The dysfunction of this government and Congress is appalling. With half of Chinchilla’s administration’s time in office now gone, a complete reset and turnaround towards basic legislative competence and effectiveness is a crying need, but with no solution in sight. Something very basic is missing in the fiscal debate: balance between cost-cutting and increased revenues in closing the fiscal gap. After a previous 30 percent government payroll increase, this government has not signaled any attempt to roll back the public sector.
The message to taxpayers has been: “This is what our government and our bureaucracy cost.

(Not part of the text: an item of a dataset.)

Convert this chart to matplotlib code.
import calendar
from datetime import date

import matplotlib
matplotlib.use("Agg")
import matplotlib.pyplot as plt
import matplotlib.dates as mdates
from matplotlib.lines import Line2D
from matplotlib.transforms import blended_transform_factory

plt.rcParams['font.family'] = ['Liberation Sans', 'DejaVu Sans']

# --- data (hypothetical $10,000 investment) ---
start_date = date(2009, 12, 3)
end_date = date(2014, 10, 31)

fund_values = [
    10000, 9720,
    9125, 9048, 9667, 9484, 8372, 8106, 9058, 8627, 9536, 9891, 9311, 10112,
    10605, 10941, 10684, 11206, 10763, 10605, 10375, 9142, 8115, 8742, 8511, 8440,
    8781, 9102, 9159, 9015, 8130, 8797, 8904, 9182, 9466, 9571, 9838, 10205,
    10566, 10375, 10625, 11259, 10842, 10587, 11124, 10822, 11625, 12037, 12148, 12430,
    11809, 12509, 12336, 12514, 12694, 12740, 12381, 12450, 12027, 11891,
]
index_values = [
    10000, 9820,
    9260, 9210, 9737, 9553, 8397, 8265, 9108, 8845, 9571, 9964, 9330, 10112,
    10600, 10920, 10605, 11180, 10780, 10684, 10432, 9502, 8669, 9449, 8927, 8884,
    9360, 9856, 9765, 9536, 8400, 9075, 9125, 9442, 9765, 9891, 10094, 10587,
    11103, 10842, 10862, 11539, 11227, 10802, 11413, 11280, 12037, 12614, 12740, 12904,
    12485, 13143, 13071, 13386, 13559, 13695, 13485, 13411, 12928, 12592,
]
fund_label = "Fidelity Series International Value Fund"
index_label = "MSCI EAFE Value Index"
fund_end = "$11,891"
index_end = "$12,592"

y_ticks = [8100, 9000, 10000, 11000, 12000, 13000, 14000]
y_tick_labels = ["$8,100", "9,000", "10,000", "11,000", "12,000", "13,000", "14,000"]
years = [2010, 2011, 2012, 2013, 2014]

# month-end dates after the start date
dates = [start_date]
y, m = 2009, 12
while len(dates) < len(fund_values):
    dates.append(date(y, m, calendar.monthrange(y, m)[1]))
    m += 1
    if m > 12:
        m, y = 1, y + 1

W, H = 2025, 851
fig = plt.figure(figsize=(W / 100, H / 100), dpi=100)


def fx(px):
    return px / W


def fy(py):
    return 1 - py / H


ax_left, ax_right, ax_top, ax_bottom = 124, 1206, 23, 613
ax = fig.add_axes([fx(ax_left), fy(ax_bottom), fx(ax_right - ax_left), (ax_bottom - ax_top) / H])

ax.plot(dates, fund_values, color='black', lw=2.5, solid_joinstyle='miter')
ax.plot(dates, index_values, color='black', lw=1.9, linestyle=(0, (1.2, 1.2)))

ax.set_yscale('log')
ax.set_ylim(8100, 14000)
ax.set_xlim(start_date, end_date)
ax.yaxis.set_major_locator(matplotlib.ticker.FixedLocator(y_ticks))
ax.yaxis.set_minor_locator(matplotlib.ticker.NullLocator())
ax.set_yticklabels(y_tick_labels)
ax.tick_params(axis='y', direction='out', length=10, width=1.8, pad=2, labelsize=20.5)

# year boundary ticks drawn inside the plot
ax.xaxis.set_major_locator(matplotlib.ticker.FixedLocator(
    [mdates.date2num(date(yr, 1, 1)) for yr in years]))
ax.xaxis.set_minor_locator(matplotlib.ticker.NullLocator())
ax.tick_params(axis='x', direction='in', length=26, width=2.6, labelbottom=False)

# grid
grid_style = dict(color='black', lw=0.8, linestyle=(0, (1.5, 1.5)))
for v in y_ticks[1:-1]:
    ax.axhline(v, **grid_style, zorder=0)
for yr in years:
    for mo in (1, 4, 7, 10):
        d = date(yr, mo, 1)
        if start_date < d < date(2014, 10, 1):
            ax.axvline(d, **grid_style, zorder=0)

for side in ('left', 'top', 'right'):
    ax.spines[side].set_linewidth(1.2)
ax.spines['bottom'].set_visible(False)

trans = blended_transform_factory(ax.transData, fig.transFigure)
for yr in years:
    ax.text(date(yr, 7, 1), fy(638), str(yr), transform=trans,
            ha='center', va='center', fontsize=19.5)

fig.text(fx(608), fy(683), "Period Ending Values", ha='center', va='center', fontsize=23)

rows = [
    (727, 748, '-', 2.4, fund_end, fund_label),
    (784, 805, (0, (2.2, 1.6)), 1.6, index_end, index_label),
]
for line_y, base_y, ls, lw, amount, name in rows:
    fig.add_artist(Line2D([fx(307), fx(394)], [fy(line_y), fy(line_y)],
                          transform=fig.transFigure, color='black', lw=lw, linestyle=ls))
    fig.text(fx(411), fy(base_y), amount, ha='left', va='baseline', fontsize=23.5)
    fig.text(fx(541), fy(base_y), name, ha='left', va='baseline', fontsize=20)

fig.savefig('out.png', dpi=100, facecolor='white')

Pay up.” Instead of at least exploring serious cost-cutting, the government has adopted populist “soak the rich” rhetoric and focused on widespread tax evasion – now shown by La Nación to be practiced by the government’s own financial and tax principals.
This grossly one-sided approach to reducing the government deficit is widely seen as coddling the bureaucracy at the expense of the productive sector, and undercuts the government’s appeals for “fiscal solidarity,” which is the name of the bill that the Sala IV just struck down. In the political environment now generated, all lawmakers and political parties know that there will be little or no political price to pay for obstructing a new tax law.
Going forward, the government does have a very good card it has underplayed up to now. Vice President Luis Liberman has a PhD in economics and worked in the Finance Ministry as a young man, before embarking on an outstanding private sector banking career. Liberman is now acting finance minister. Extremely competent and, despite being a lifelong liberacionista, politically neutral, he offers hope for critically needed leadership. Chinchilla would do well to give Liberman a much more prominent role in her government.